To complicate matters, we work together and see each other 8 hours a day, so I don’t want to strain our friendship/working relationship by haggling over money.

So, how do you handle the costs when sewing for friends?


This is usually a very slow list but for this question there was a flurry of eager answers. Lots of reminiscing about having been taken advantage of when younger and less experienced and suggestions to write this off as an expensive lesson. I had been going to suggest that Laura heave the ball back into her friend’s court and simply ask him to pay her what he thought she was worth. If he really had no clue, he would give her $25 and she would know he had no clue. And she could keep her mouth shut and save everyone’s pride that way.
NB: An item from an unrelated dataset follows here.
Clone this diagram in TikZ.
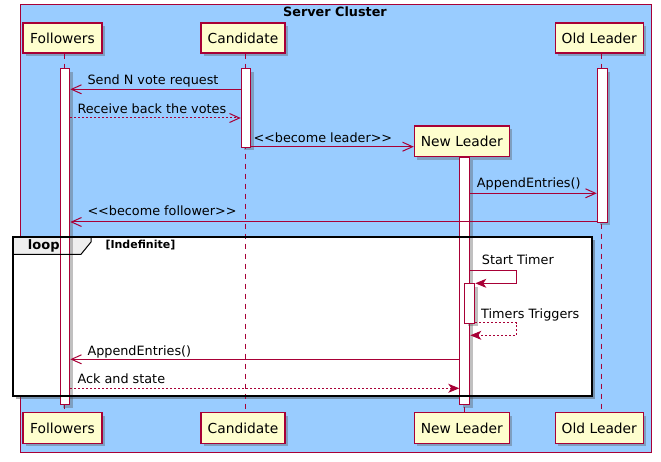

But I didn’t, because someone beat me to the punch with a far better answer that I just had to share with the world:

To: “Fashion for the Plus size Woman” [_______]
Subject: [fullfashion] Re: Question regarding sewing for a friend

Hi Laura —

This really is the kettle of fish you think it is….

My 2 cents are this…

List materials:

Then list your hours times hourly wage (feel free to not cheat the hours) and put in anything from min. wage to your hourly wage at our real job to the $50.00+ an hour, the custom creation job hours are worth. Then we do a series of discounts: 10% for being a learning example; 25% for not having a deadline; 5% for bringing me coffee etc. until you “price it down” to what you’d like to be paid in labor. (I’m sure in your heart of hearts there is a dollar amount you’d like to be paid for labor.)

This method while sounding silly lets people that don’t ahve a clue (and even some that do) how much a “non-friend” could have/would have charged them. This method has saved me friendships (in my opinion) though I will tell you that I typically go down to something really tiny for labor as I had offered to do it for free, and then many people will kick in more, but again you can’t expect it.

Heather in wisconsin

Much better than pretending to everyone that your time, skills and labour have no (or minimal) worth. It even factors in the value of friendship.